Bea Gaddy Thanksgiving Dinner Returns, Feeds Tens of Thousands in City
The long running Bea Gaddy Thanksgiving Dinner resumed on November 27, 2025 for its 44th year after organizers moved the event to American Legion Post 285 in East Baltimore to improve accessibility for seniors and people with disabilities. Organizers nearly canceled this year because donations were scarce, but last minute contributions and a surge of volunteers allowed the event to prepare tens of thousands of meals and deliver food across the city.

The Bea Gaddy Thanksgiving Dinner, a staple of Baltimore holiday relief for 44 years, returned to the city on November 27, 2025 after organizers relocated the celebration to American Legion Post 285 in East Baltimore to make the site more accessible for seniors and people with disabilities. Cynthia Brooks, who continues her mother Bea Gaddy's legacy by running the event, said the dinner faced an uncertain path to opening this year because donations were unusually scarce.
Organizers credit last minute contributions and a surge of volunteers with keeping the tradition alive. Volunteers and staff worked through the day to prepare tens of thousands of meals and to deliver food across neighborhoods in Baltimore, reaching residents who depend on the annual dinner for a hot meal and for social connection during the holiday. The change of venue aimed to reduce barriers to attendance for seniors and people with mobility challenges while allowing more efficient staging for citywide delivery routes.
This year’s logistical obstacles were acute. A recent government shutdown disrupted funding cycles and payroll for some usual donors, reducing the pool of institutional donations and forcing organizers to depend more heavily on immediate community support. The near cancellation and subsequent rescue highlight the fragility of charitable networks that serve food insecure Baltimoreans during peak demand periods. For residents who rely on predictable holiday services, that fragility carries real costs in food access and stability.

Beyond the immediate relief provided on Thanksgiving Day, the event underscores longstanding community capacity to mobilize under pressure. The dinner’s continuity for 44 years represents a durable civic asset, but the scramble this year illustrates the need for more stable funding streams and contingency planning for nonprofits that supply critical social services.

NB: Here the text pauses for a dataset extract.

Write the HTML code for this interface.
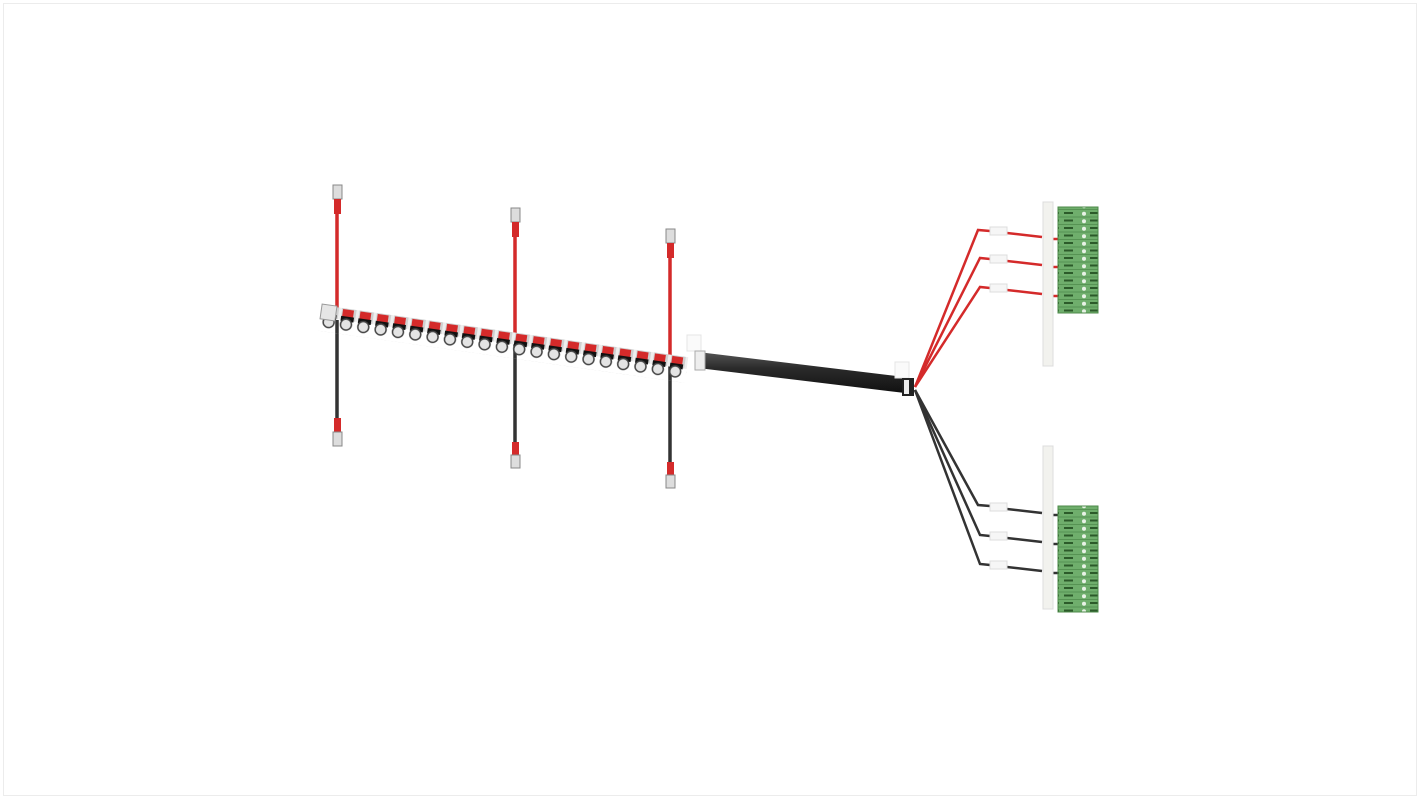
<!DOCTYPE html>
<html><head><style>
html,body{margin:0;padding:0;background:#fff;}
.f{position:absolute;left:3px;top:3px;width:1412px;height:791px;border:1px solid #ececec;}
</style></head><body>
<div class="f"></div>
<svg width="1420" height="798" style="position:absolute;left:0;top:0">
<defs>
<pattern id="seg" width="17.5" height="26" patternUnits="userSpaceOnUse">
<rect x="0" y="0" width="17.5" height="12" fill="#d0d0d0"/>
<rect x="0" y="0" width="3" height="12" fill="#eee"/>
<rect x="4" y="1" width="11" height="8" fill="#d42a2a"/>
<rect x="3" y="8" width="13" height="5" fill="#111"/>
<circle cx="9" cy="16" r="5.5" fill="#e4e4e4" stroke="#444" stroke-width="1.5"/>
</pattern>
<linearGradient id="cab" x1="0" y1="0" x2="0" y2="1">
<stop offset="0" stop-color="#555"/><stop offset="0.4" stop-color="#2a2a2a"/><stop offset="1" stop-color="#111"/>
</linearGradient>
<pattern id="term" width="40" height="7.5" patternUnits="userSpaceOnUse">
<rect width="40" height="7.5" fill="#6fae6c"/>
<circle cx="4" cy="3.7" r="2" fill="#e8f2e6"/>
<rect x="10" y="2" width="9" height="2" fill="#2c5a2a"/>
<rect x="24" y="2" width="9" height="2" fill="#2c5a2a"/>
<line x1="0" y1="7" x2="40" y2="7" stroke="#4d8a4a" stroke-width="0.8"/>
</pattern>
</defs>

<g stroke-width="3.5">
<line x1="337" y1="200" x2="337" y2="312" stroke="#d42a2a"/>
<line x1="337" y1="320" x2="337" y2="430" stroke="#333"/>
<line x1="515" y1="222" x2="515" y2="335" stroke="#d42a2a"/>
<line x1="515" y1="340" x2="515" y2="455" stroke="#333"/>
<line x1="670" y1="242" x2="670" y2="355" stroke="#d42a2a"/>
<line x1="670" y1="360" x2="670" y2="475" stroke="#333"/>
</g>
<g>
<rect x="333" y="185" width="9" height="14" fill="#ddd" stroke="#888"/><rect x="334" y="199" width="7" height="15" fill="#d42a2a"/>
<rect x="334" y="418" width="7" height="14" fill="#d42a2a"/><rect x="333" y="432" width="9" height="14" fill="#ddd" stroke="#888"/>
<rect x="511" y="208" width="9" height="14" fill="#ddd" stroke="#888"/><rect x="512" y="222" width="7" height="15" fill="#d42a2a"/>
<rect x="512" y="442" width="7" height="13" fill="#d42a2a"/><rect x="511" y="455" width="9" height="13" fill="#ddd" stroke="#888"/>
<rect x="666" y="229" width="9" height="14" fill="#ddd" stroke="#888"/><rect x="667" y="243" width="7" height="15" fill="#d42a2a"/>
<rect x="667" y="462" width="7" height="13" fill="#d42a2a"/><rect x="666" y="475" width="9" height="13" fill="#ddd" stroke="#888"/>
</g>

<g transform="translate(322,305) rotate(8.1)">
<rect x="0" y="0" width="370" height="26" fill="url(#seg)"/>
<rect x="0" y="-1" width="15" height="15" fill="#e6e6e6" stroke="#999"/>
</g>
<rect x="687" y="335" width="14" height="16" fill="#fafafa" stroke="#e5e5e5"/>

<polygon points="698,352 905,377 905,393 698,368" fill="url(#cab)"/>
<rect x="695" y="351" width="10" height="19" fill="#eee" stroke="#aaa"/>
<rect x="895" y="362" width="14" height="16" fill="#fafafa" stroke="#e5e5e5"/>
<rect x="902" y="378" width="12" height="18" fill="#222"/>
<rect x="904" y="380" width="5" height="14" fill="#eee"/>

<g fill="none" stroke-width="2.5">
<polyline points="915,387 978,230 990,231" stroke="#d42a2a"/>
<polyline points="915,387 980,258 990,259" stroke="#d42a2a"/>
<polyline points="915,387 980,287 990,288" stroke="#d42a2a"/>
<polyline points="915,390 978,505 990,506" stroke="#333"/>
<polyline points="915,390 980,535 990,536" stroke="#333"/>
<polyline points="915,390 980,564 990,565" stroke="#333"/>
<line x1="1007" y1="233" x2="1042" y2="237" stroke="#d42a2a"/>
<line x1="1007" y1="261" x2="1042" y2="265" stroke="#d42a2a"/>
<line x1="1007" y1="290" x2="1042" y2="294" stroke="#d42a2a"/>
<line x1="1007" y1="509" x2="1042" y2="513" stroke="#333"/>
<line x1="1007" y1="538" x2="1042" y2="542" stroke="#333"/>
<line x1="1007" y1="567" x2="1042" y2="571" stroke="#333"/>
<line x1="1053" y1="239" x2="1060" y2="239" stroke="#d42a2a"/>
<line x1="1053" y1="267" x2="1060" y2="267" stroke="#d42a2a"/>
<line x1="1053" y1="296" x2="1060" y2="296" stroke="#d42a2a"/>
<line x1="1053" y1="515" x2="1060" y2="515" stroke="#333"/>
<line x1="1053" y1="544" x2="1060" y2="544" stroke="#333"/>
<line x1="1053" y1="573" x2="1060" y2="573" stroke="#333"/>
</g>
<g fill="#f6f6f6" stroke="#ddd">
<rect x="990" y="227" width="17" height="8"/><rect x="990" y="255" width="17" height="8"/><rect x="990" y="284" width="17" height="8"/>
<rect x="990" y="503" width="17" height="8"/><rect x="990" y="532" width="17" height="8"/><rect x="990" y="561" width="17" height="8"/>
</g>

<rect x="1043" y="202" width="10" height="164" fill="#f2f2ee" stroke="#ddd"/>
<rect x="1043" y="446" width="10" height="163" fill="#f2f2ee" stroke="#ddd"/>
<rect x="1058" y="207" width="40" height="106" fill="url(#term)" stroke="#4d8a4a"/>
<rect x="1058" y="506" width="40" height="106" fill="url(#term)" stroke="#4d8a4a"/>
</svg>
</body></html>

Local policymakers and funders may view the episode as evidence that emergency support mechanisms should be strengthened when public sector interruptions threaten private giving.
Participants and volunteers expressed relief that the dinner proceeded and gratitude that the citywide deliveries reached familiar neighborhoods. For many attendees the meal is more than food, it reaffirms neighborhood bonds and a multigenerational legacy of mutual aid that Baltimore relied upon again this Thanksgiving.